§ Data section
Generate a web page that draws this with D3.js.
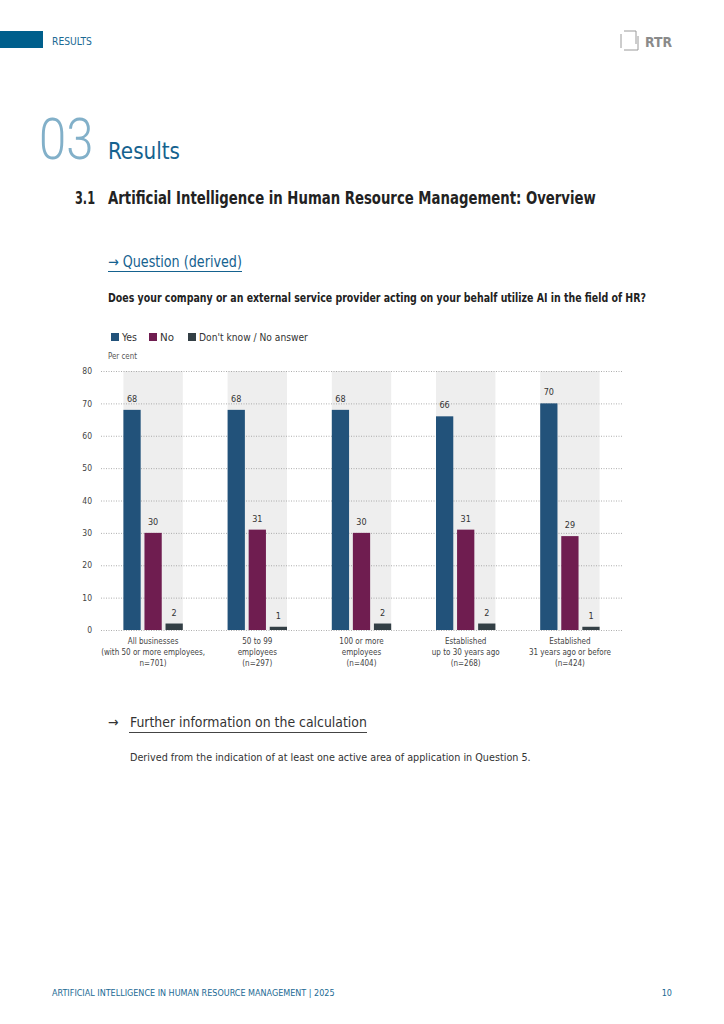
<!DOCTYPE html>
<html>
<head>
<meta charset="utf-8">
<script src="https://cdn.jsdelivr.net/npm/d3@7"></script>
<style>
  body { margin: 0; background: #fff; }
  svg { display: block; }
  text { font-family: "DejaVu Sans Condensed", "Roboto", sans-serif; }
</style>
</head>
<body>
<div id="page"></div>
<script>
// chart data
const groups = [
  ["All businesses", "(with 50 or more employees,", "n=701)"],
  ["50 to 99", "employees", "(n=297)"],
  ["100 or more", "employees", "(n=404)"],
  ["Established", "up to 30 years ago", "(n=268)"],
  ["Established", "31 years ago or before", "(n=424)"]
];
const seriesNames = ["Yes", "No", "Don't know / No answer"];
const yesValues = [68, 68, 68, 66, 70];
const noValues = [30, 31, 30, 31, 29];
const dkValues = [2, 1, 2, 2, 1];
const yTicks = [0, 10, 20, 30, 40, 50, 60, 70, 80];
const colors = ["#22527a", "#6f1d50", "#333f45"];

const svg = d3.select("#page").append("svg")
  .attr("width", 724)
  .attr("height", 1024);

// text helper, squeezed horizontally to the width seen in the reference
function txt(x, y, size, fill, str, len, weight) {
  const t = svg.append("text").attr("font-size", size).attr("fill", fill).text(str);
  if (weight) t.attr("font-weight", weight);
  let sx = 1;
  if (len) sx = len / t.node().getComputedTextLength();
  t.attr("transform", `translate(${x},${y}) scale(${sx},1)`);
  return t;
}

// page header
svg.append("rect").attr("x", 0).attr("y", 31).attr("width", 43).attr("height", 17).attr("fill", "#005f8c");
txt(52, 45, 10, "#1b6a94", "RESULTS", 40);

// RTR logo
const logo = svg.append("g").attr("transform", "translate(620,30)").attr("fill", "none").attr("stroke", "#9a9a9a").attr("stroke-width", 1);
logo.append("path").attr("d", "M1,4 V18 M4,1 H16 V14 M4,20 H18 V6");
txt(645, 47, 14, "#8a8a8a", "RTR", 27, "bold");

// chapter title
txt(39, 159, 58, "#82b0c9", "03", 56, 300).style("font-family", "Roboto");
txt(108, 159, 23, "#15628f", "Results", 72);

txt(75, 204, 17, "#222", "3.1", 20, "bold");
txt(108, 204, 17, "#222", "Artificial Intelligence in Human Resource Management: Overview", 488, "bold");

txt(108, 267, 15, "#15628f", "→ Question (derived)", 134);
svg.append("line").attr("x1", 108).attr("x2", 242).attr("y1", 271.5).attr("y2", 271.5).attr("stroke", "#15628f").attr("stroke-width", 1);

txt(108, 302, 12.5, "#222", "Does your company or an external service provider acting on your behalf utilize AI in the field of HR?", 539, "bold");

// legend
const legendX = [111, 149, 188];
const legendLen = [15, 14, 109];
seriesNames.forEach((name, i) => {
  svg.append("rect").attr("x", legendX[i]).attr("y", 333).attr("width", 8).attr("height", 8).attr("fill", colors[i]);
  txt(legendX[i] + 11, 341, 10, "#333", name, legendLen[i]);
});
txt(108, 359, 8.5, "#555", "Per cent", 29);

// chart area
const x0 = d3.scaleBand()
  .domain(d3.range(groups.length))
  .range([101, 622])
  .paddingInner(0.43)
  .paddingOuter(0.215);

const x1 = d3.scaleBand()
  .domain(d3.range(seriesNames.length))
  .range([0, x0.bandwidth()])
  .paddingInner(0.18);

const y = d3.scaleLinear().domain([0, 80]).range([630, 371]);

const chart = svg.append("g");

// grey group backgrounds
chart.selectAll(".bg")
  .data(groups)
  .enter().append("rect")
  .attr("x", (d, i) => x0(i))
  .attr("y", y(80))
  .attr("width", x0.bandwidth())
  .attr("height", y(0) - y(80))
  .attr("fill", "#eeeeee");

// y axis with dotted gridlines
chart.append("g")
  .attr("transform", "translate(101,0)")
  .call(d3.axisLeft(y).tickValues(yTicks).tickSize(-521).tickPadding(9))
  .call(g => g.select(".domain").remove())
  .call(g => g.selectAll(".tick line").attr("stroke", "#999").attr("stroke-dasharray", "1,1.5").attr("stroke-width", 0.8))
  .call(g => g.selectAll(".tick text").attr("font-size", 8.5).attr("fill", "#444")
    .style("font-family", "'DejaVu Sans Condensed', sans-serif"));

const series = [yesValues, noValues, dkValues];
series.forEach((vals, s) => {
  chart.selectAll(".bar" + s)
    .data(vals)
    .enter().append("rect")
    .attr("x", (d, i) => x0(i) + x1(s))
    .attr("y", d => y(d))
    .attr("width", x1.bandwidth())
    .attr("height", d => y(0) - y(d))
    .attr("fill", colors[s]);

  chart.selectAll(".lbl" + s)
    .data(vals)
    .enter().append("text")
    .attr("x", (d, i) => x0(i) + x1(s) + x1.bandwidth() / 2)
    .attr("y", d => y(d) - 8)
    .attr("text-anchor", "middle")
    .attr("font-size", 9)
    .attr("fill", "#333")
    .text(d => d);
});

// category labels
groups.forEach((lines, i) => {
  const t = chart.append("text")
    .attr("x", x0(i) + x0.bandwidth() / 2)
    .attr("y", 644)
    .attr("text-anchor", "middle")
    .attr("font-size", 8)
    .attr("fill", "#444");
  lines.forEach((l, j) => {
    t.append("tspan").attr("x", x0(i) + x0.bandwidth() / 2).attr("dy", j === 0 ? 0 : 11).text(l);
  });
});

// further information
txt(108, 727, 14, "#333", "→");
txt(130, 727, 14, "#333", "Further information on the calculation", 237);
svg.append("line").attr("x1", 129).attr("x2", 367).attr("y1", 732.5).attr("y2", 732.5).attr("stroke", "#444").attr("stroke-width", 1);
txt(130, 761, 10, "#333", "Derived from the indication of at least one active area of application in Question 5.", 401);

// footer
txt(52, 996, 9, "#1b6a94", "ARTIFICIAL INTELLIGENCE IN HUMAN RESOURCE MANAGEMENT | 2025", 283);
svg.append("text").attr("x", 672).attr("y", 996).attr("text-anchor", "end").attr("font-size", 9).attr("fill", "#1b6a94").text("10");
</script>
</body>
</html>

§ Problem statement
Every line above should be returned exactly; the pictures stay out.

§ Task response
Generate a web page that draws this with D3.js.
<!DOCTYPE html>
<html>
<head>
<meta charset="utf-8">
<script src="https://cdn.jsdelivr.net/npm/d3@7"></script>
<style>
  body { margin: 0; background: #fff; }
  svg { display: block; }
  text { font-family: "DejaVu Sans Condensed", "Roboto", sans-serif; }
</style>
</head>
<body>
<div id="page"></div>
<script>
// chart data
const groups = [
  ["All businesses", "(with 50 or more employees,", "n=701)"],
  ["50 to 99", "employees", "(n=297)"],
  ["100 or more", "employees", "(n=404)"],
  ["Established", "up to 30 years ago", "(n=268)"],
  ["Established", "31 years ago or before", "(n=424)"]
];
const seriesNames = ["Yes", "No", "Don't know / No answer"];
const yesValues = [68, 68, 68, 66, 70];
const noValues = [30, 31, 30, 31, 29];
const dkValues = [2, 1, 2, 2, 1];
const yTicks = [0, 10, 20, 30, 40, 50, 60, 70, 80];
const colors = ["#22527a", "#6f1d50", "#333f45"];

const svg = d3.select("#page").append("svg")
  .attr("width", 724)
  .attr("height", 1024);

// text helper, squeezed horizontally to the width seen in the reference
function txt(x, y, size, fill, str, len, weight) {
  const t = svg.append("text").attr("font-size", size).attr("fill", fill).text(str);
  if (weight) t.attr("font-weight", weight);
  let sx = 1;
  if (len) sx = len / t.node().getComputedTextLength();
  t.attr("transform", `translate(${x},${y}) scale(${sx},1)`);
  return t;
}

// page header
svg.append("rect").attr("x", 0).attr("y", 31).attr("width", 43).attr("height", 17).attr("fill", "#005f8c");
txt(52, 45, 10, "#1b6a94", "RESULTS", 40);

// RTR logo
const logo = svg.append("g").attr("transform", "translate(620,30)").attr("fill", "none").attr("stroke", "#9a9a9a").attr("stroke-width", 1);
logo.append("path").attr("d", "M1,4 V18 M4,1 H16 V14 M4,20 H18 V6");
txt(645, 47, 14, "#8a8a8a", "RTR", 27, "bold");

// chapter title
txt(39, 159, 58, "#82b0c9", "03", 56, 300).style("font-family", "Roboto");
txt(108, 159, 23, "#15628f", "Results", 72);

txt(75, 204, 17, "#222", "3.1", 20, "bold");
txt(108, 204, 17, "#222", "Artificial Intelligence in Human Resource Management: Overview", 488, "bold");

txt(108, 267, 15, "#15628f", "→ Question (derived)", 134);
svg.append("line").attr("x1", 108).attr("x2", 242).attr("y1", 271.5).attr("y2", 271.5).attr("stroke", "#15628f").attr("stroke-width", 1);

txt(108, 302, 12.5, "#222", "Does your company or an external service provider acting on your behalf utilize AI in the field of HR?", 539, "bold");

// legend
const legendX = [111, 149, 188];
const legendLen = [15, 14, 109];
seriesNames.forEach((name, i) => {
  svg.append("rect").attr("x", legendX[i]).attr("y", 333).attr("width", 8).attr("height", 8).attr("fill", colors[i]);
  txt(legendX[i] + 11, 341, 10, "#333", name, legendLen[i]);
});
txt(108, 359, 8.5, "#555", "Per cent", 29);

// chart area
const x0 = d3.scaleBand()
  .domain(d3.range(groups.length))
  .range([101, 622])
  .paddingInner(0.43)
  .paddingOuter(0.215);

const x1 = d3.scaleBand()
  .domain(d3.range(seriesNames.length))
  .range([0, x0.bandwidth()])
  .paddingInner(0.18);

const y = d3.scaleLinear().domain([0, 80]).range([630, 371]);

const chart = svg.append("g");

// grey group backgrounds
chart.selectAll(".bg")
  .data(groups)
  .enter().append("rect")
  .attr("x", (d, i) => x0(i))
  .attr("y", y(80))
  .attr("width", x0.bandwidth())
  .attr("height", y(0) - y(80))
  .attr("fill", "#eeeeee");

// y axis with dotted gridlines
chart.append("g")
  .attr("transform", "translate(101,0)")
  .call(d3.axisLeft(y).tickValues(yTicks).tickSize(-521).tickPadding(9))
  .call(g => g.select(".domain").remove())
  .call(g => g.selectAll(".tick line").attr("stroke", "#999").attr("stroke-dasharray", "1,1.5").attr("stroke-width", 0.8))
  .call(g => g.selectAll(".tick text").attr("font-size", 8.5).attr("fill", "#444")
    .style("font-family", "'DejaVu Sans Condensed', sans-serif"));

const series = [yesValues, noValues, dkValues];
series.forEach((vals, s) => {
  chart.selectAll(".bar" + s)
    .data(vals)
    .enter().append("rect")
    .attr("x", (d, i) => x0(i) + x1(s))
    .attr("y", d => y(d))
    .attr("width", x1.bandwidth())
    .attr("height", d => y(0) - y(d))
    .attr("fill", colors[s]);

  chart.selectAll(".lbl" + s)
    .data(vals)
    .enter().append("text")
    .attr("x", (d, i) => x0(i) + x1(s) + x1.bandwidth() / 2)
    .attr("y", d => y(d) - 8)
    .attr("text-anchor", "middle")
    .attr("font-size", 9)
    .attr("fill", "#333")
    .text(d => d);
});

// category labels
groups.forEach((lines, i) => {
  const t = chart.append("text")
    .attr("x", x0(i) + x0.bandwidth() / 2)
    .attr("y", 644)
    .attr("text-anchor", "middle")
    .attr("font-size", 8)
    .attr("fill", "#444");
  lines.forEach((l, j) => {
    t.append("tspan").attr("x", x0(i) + x0.bandwidth() / 2).attr("dy", j === 0 ? 0 : 11).text(l);
  });
});

// further information
txt(108, 727, 14, "#333", "→");
txt(130, 727, 14, "#333", "Further information on the calculation", 237);
svg.append("line").attr("x1", 129).attr("x2", 367).attr("y1", 732.5).attr("y2", 732.5).attr("stroke", "#444").attr("stroke-width", 1);
txt(130, 761, 10, "#333", "Derived from the indication of at least one active area of application in Question 5.", 401);

// footer
txt(52, 996, 9, "#1b6a94", "ARTIFICIAL INTELLIGENCE IN HUMAN RESOURCE MANAGEMENT | 2025", 283);
svg.append("text").attr("x", 672).attr("y", 996).attr("text-anchor", "end").attr("font-size", 9).attr("fill", "#1b6a94").text("10");
</script>
</body>
</html>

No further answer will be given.